Le corps hachuré, prélevé, organisé selon la cadence des heures et des minutes, découpé, transpercé par les aiguilles qui sucent rationellement le sang ; le corps couché à longueur de journée dans un lit entouré d’appareils électriques connectés au cœur et au cerveau, filtrage de la vie éclairée par les néons traversant la salle ; les huit corps face-à-face à digérer les images de la télévision ; le corps ligaturé aux menottes en plastique de la pression artérielle ; le corps sain, enfermé à l’hôpital pendant des jours et des jours ; le corps expérimental, comme une machine à information où l’on détecte la régularité des nerfs, l’analyse des pulsations et la recombinaison des gênes ; le corps à l’usine pour les progrès de la science sans l’homme, ce corps que je vends au capital pour fuir la loi du capital, ce corps qui n’appartient plus qu’aux chiffres et aux équations et aux mesures, l’urine réinvestie et mes selles utilisées par les laboratoires ; le corps dans une salle rectangulaire avec les sept autres corps tentant de fuir dans les images ou les livres, les journaux qu’on nous apporte après avoir donné l’argent à l’interne en blouse blanche ; nos corps, plusieurs dizaines à l’hôpital comme une offrande à une nouvelle Idole qui puise dans notre chair et notre rythme l’organisation du nouveau monde : peau, nerfs et veines, neurones, organes et os décomposés jusqu’aux molécules et retravaillés par l’évolution des espèces.
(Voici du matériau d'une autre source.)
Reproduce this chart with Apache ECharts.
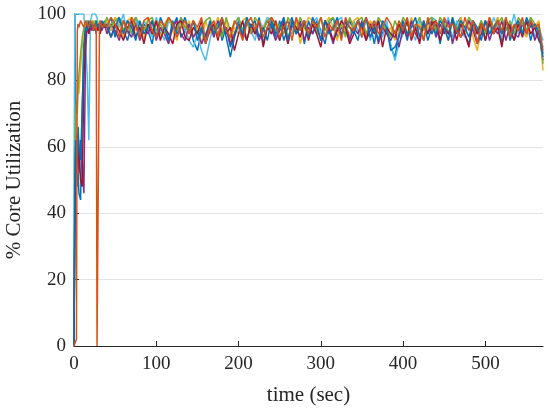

Un corps spolié et démembré, séparé de ses propres forces, sans cesse en guerre contre le vampire moderne de la rationalité frigide, qui tente pourtant d’apprivoiser et de comprendre l’animalité barbare et pulsionnelle, qui se mariera bientôt avec elle après l’avoir violée de son sexe de fer et son sperme en silicium ; un corps éphémère et en suspens, en instance de transformation pour en au-delà de l’homme inéluctable et monstrueux.
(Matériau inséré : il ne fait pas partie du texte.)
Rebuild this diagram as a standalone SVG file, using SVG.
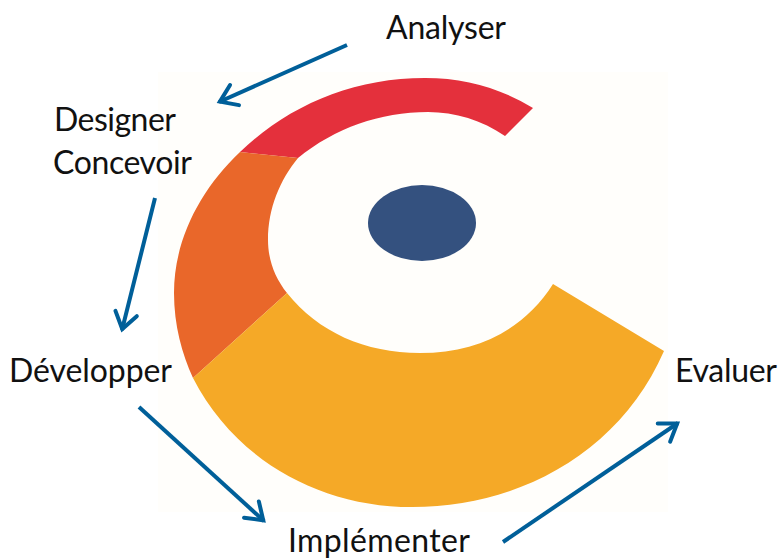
<svg xmlns="http://www.w3.org/2000/svg" width="781" height="558" viewBox="0 0 781 558">
<style>
text{font-family:"Lato","Carlito","Open Sans",sans-serif;font-size:32px;fill:#111}
.c{fill:none;stroke:#005f99;stroke-width:4}
</style>
<defs>
<marker id="a" markerUnits="userSpaceOnUse" markerWidth="32" markerHeight="32" refX="26" refY="16" orient="auto">
<path d="M9 5L25 16L9 27" fill="none" stroke="#005f99" stroke-width="4" stroke-linecap="round" stroke-linejoin="miter"/>
</marker>
</defs>
<rect width="781" height="558" fill="#fff"/>
<rect x="158" y="72" width="510" height="440" fill="#fffefb"/>
<g id="ring">
<path id="red" fill="#e4303c" d="M533 108C500 88 465 78 425 78C352 78 288 106 240 152L298 158C335 128 380 112 428 112C455 112 482 120 505 136Z"/>
<path id="orange" fill="#e9672a" d="M240 152C200 190 174 240 174 293C174 325 182 354 193 378L287 293C275 278 268 260 268 240C268 208 280 180 298 158Z"/>
<path id="yellow" fill="#f5a927" d="M193 378C235 460 320 507 412 507C520 507 620 452 664 351L553 284C525 328 480 353 420 353C365 353 318 332 287 293Z"/>
</g>
<ellipse id="center" cx="422" cy="223" rx="54" ry="38" fill="#34517f"/>
<g id="connectors">
<path class="c" d="M347 45L219 102" marker-end="url(#a)"/>
<path class="c" d="M155 198L122 330" marker-end="url(#a)"/>
<path class="c" d="M139 407L264 521" marker-end="url(#a)"/>
<path class="c" d="M503 542L678 423" marker-end="url(#a)"/>
</g>
<g id="analyser"><text x="386" y="39" textLength="120">Analyser</text></g>
<g id="designer"><text x="54" y="131" textLength="122">Designer</text><text x="53" y="174" textLength="139">Concevoir</text></g>
<g id="developper"><text x="9" y="382" textLength="163">Développer</text></g>
<g id="implementer"><text x="288" y="552" textLength="182">Implémenter</text></g>
<g id="evaluer"><text x="675" y="382" textLength="102">Evaluer</text></g>
</svg>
Je suis à l’Hôpital Aster dans le quinzième arrondissement de Paris, esclave qui tente d’acheter sa liberté en vendant son corps à la médecine, payé presque cent cinquante euros par jour pour échapper à l’esclavage du travail moderne : esclavage contre esclavage, j’ai fait le choix de la facilité, de la rentabilité passive, donnant mon corps en parfaite santé aux gigantesques usines pharmaceutiques qui cherchent, au prix d’infusion de substances dans mon organisme, à recréér un nouveau médicament contre le diabète.

Elles ont l’ambition implacable et logique d’étudier mes gènes afin de reprogrammer dans le futur des corps adaptés à la réalité, c’est-à-dire au capitalisme scientifique. Ce capitalisme scientifique qui, depuis l’ère industrielle, a reconstruit le monde extérieur et qui bientôt, par la force inéluctable et morale de cette ère biologique que nous vivons en ce moment, reconstruira nos corps en cartographiant cet alphabet cabalistique nommé ADN.

Je suis à l’hôpital depuis quelques jours avec l’impossibilité de lire ou d’écrire, de penser ou de sentir, je ne suis qu’un corps éprouvette qui se sacrifie pour la loi de la sélection naturelle.

Et lorsque je ne donne pas mon sang et mes urines et ma merde et les pulsation de mon cœur et la danse électrique de mon cerveau, je déambule dans les couloirs blancs et gris à la recherche d’autres hommes : nous parlons alors de nos amours ou des voyages que nous projetons de faire avec l’argent de l’hôpital. Et les femmes que nous croisons dans les couloirs activent peut-être d’anciens réflexes lubriques, mais réveillent surtout une sorte de picotement électrique des nerfs qui rend toute séduction impossible.

Je suis tellement certain de vivre dans un monde saturé par l’horloge des prises de sang ou des pressions artérielles, de toutes ces obligations minimes qui quadrillent mon emploi du temps, que je ne cherche qu’à m’endormir pour oublier le jour organisé par le soleilde chaque seconde.